Die Arbeit in der Organisation »Die Kinder von Petersburg«, die sich auf Russischunterricht spezialisiert hat, wird von den Befragten als sehr wichtig für die Eingliederung von Migrantenkindern beschrieben. Es wird eine Reihe von Schwierigkeiten genannt, unter anderem, dass es keinen Russischunterricht für junge Menschen (im nichtschulpflichtigen Alter) und deren Eltern gibt, dass es zu wenig Freiwillige gibt, um Kurse anzubieten, und dass Migrantenkinder wegen der Migrantenfeindlichkeit psychische Probleme haben:
»… das Problem war, dass ihn nicht nur die Klassenkameraden schlecht behandelt haben, sondern auch die Lehrer, die sich sehr unprofessionell verhielten. Schlimmer noch, er musste sich sogar mit einem anderen Namen anreden lassen, das war nicht mal in der Schule, sondern ein Nachbar, der im gleichen Aufgang oder in der gleichen Wohnung lebte, redete ihn mit einem russischen Namen an, und da nannten sie ihn dann in der Schule und in unseren Kursen »Mischa«, obwohl er doch einen ganz anderen Namen hatte. Er begann sich für seinen eigenen Namen zu schämen« (Aktivistin, 22 Jahre).

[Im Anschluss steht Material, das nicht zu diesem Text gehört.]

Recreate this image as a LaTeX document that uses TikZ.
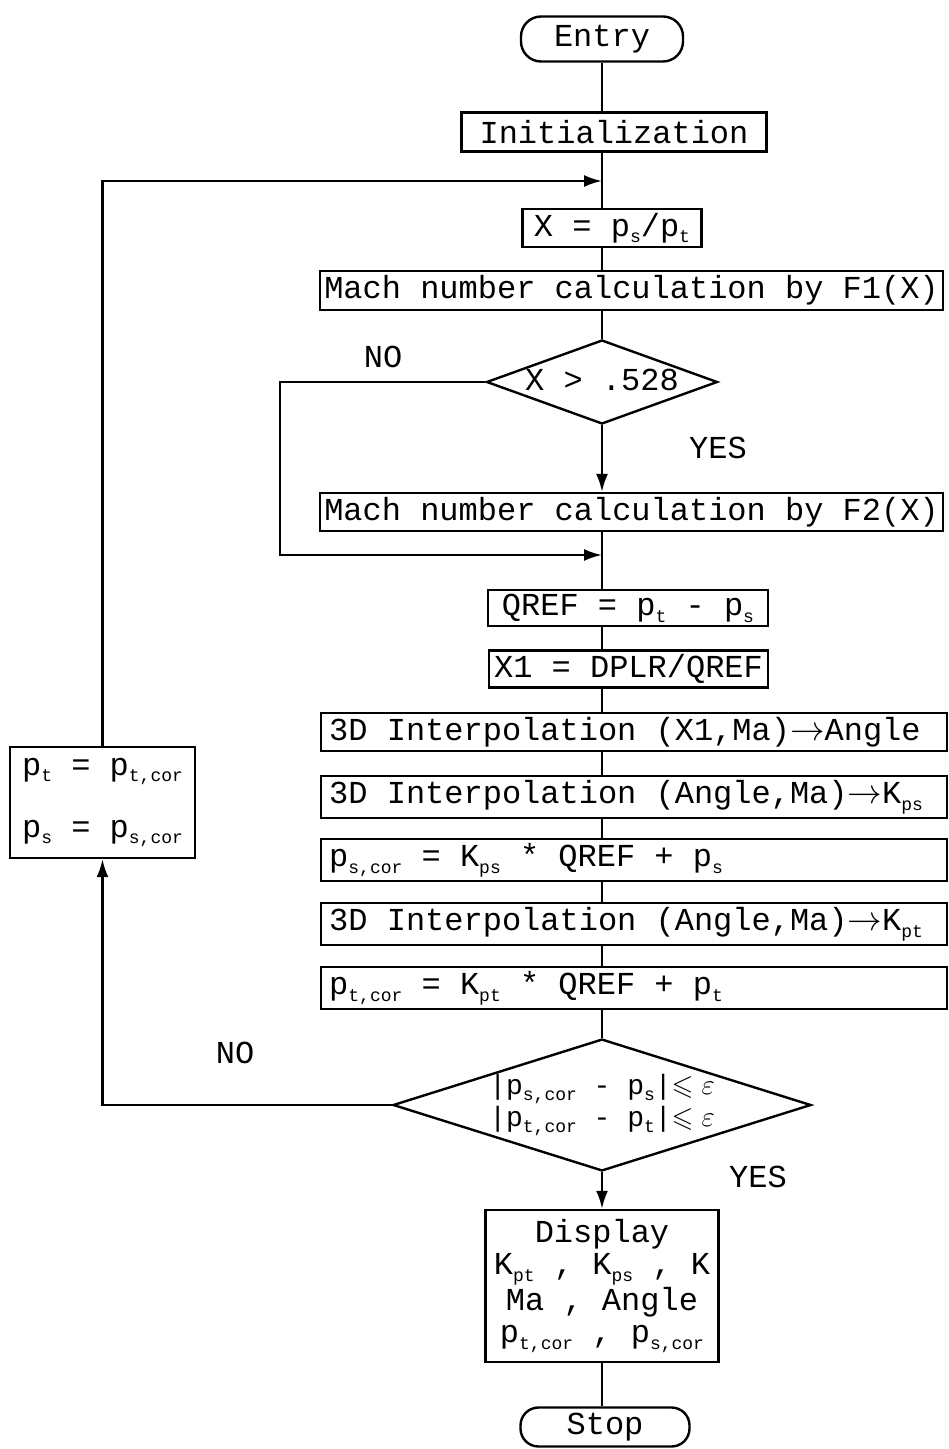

In St. Petersburg lassen sich derzeit fünf Bewegungen oder Organisationen finden, die Unterstützung für Arbeitsmigranten leisten. Bei einer genaueren Betrachtung und durch die Interviews wird jedoch klar, dass die Organisationen alle miteinander verflochten sind. Aktivisten der einen Organisation sind auch in anderen Gruppen als Aktivisten tätig. Selbst wenn es auch in St. Petersburg bislang nur wenige solcher Bewegungen und Aktivisten gibt, so ist deren Arbeit überaus wichtig, da der Staat es unterlässt, auf die Lage der Migranten einzuwirken, sich um deren Lebensumstände und Gesundheit zu kümmern.